During the call, management discussed the financial performance for Q3 FY26. Revenue from operations stood at ₹97.4 crore, a slight decrease of 3.08% from ₹100.5 crore in Q3 FY25. However, EBITDA saw a growth of 6.81% to ₹31.21 crore, with EBITDA margin increasing to 32.04%. Profit Before Tax (PBT) grew by 8.01% to ₹27.89 crore, resulting in a PBT margin of 28.63%. Profit After Tax (PAT) increased by 7.17% to ₹20.59 crore, with a PAT margin of 21.14%.
Management noted that Q3 was softer due to moderating demand and geopolitical uncertainties, but expressed confidence in delivering 11% growth for FY26 over FY25. They highlighted that their products remain competitive against global and Chinese suppliers, with pricing advantages of approximately 5%, 12%, and 13% compared to Chinese offerings in key product categories. The company is also pursuing geographic and sectoral diversification, with new components under development in Ground Engaging Tools and Construction segments. Steelcast aims to sustain a 20% CAGR over the next three years. A 2.4-megawatt hybrid power plant, expected to be commissioned by June 30, 2026, is projected to generate annual savings of ₹3.5 to ₹4 crore.

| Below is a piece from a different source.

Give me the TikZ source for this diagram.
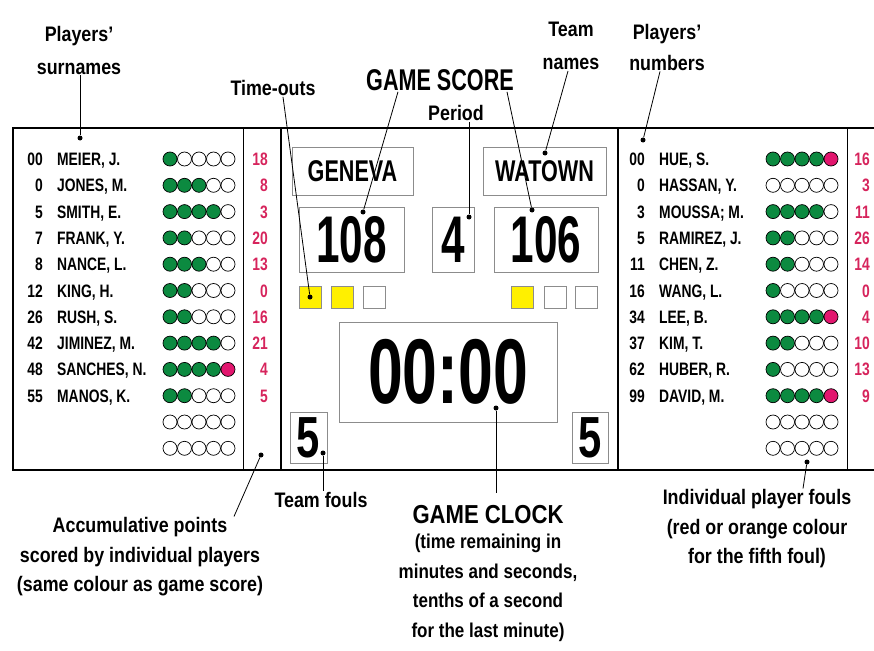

Capacity utilization for the quarter was 46%, with a projection to reach 58% in the next financial year and approximately 90% by FY29. The order book stands at ₹115 crore, executable in Q4 FY26. The company is exploring new strategic partnerships and expects to diversify its customer base in new geographies within the next 3 to 4 months. For FY27, a capex of ₹35 crore is planned for new space requirements and balancing equipment.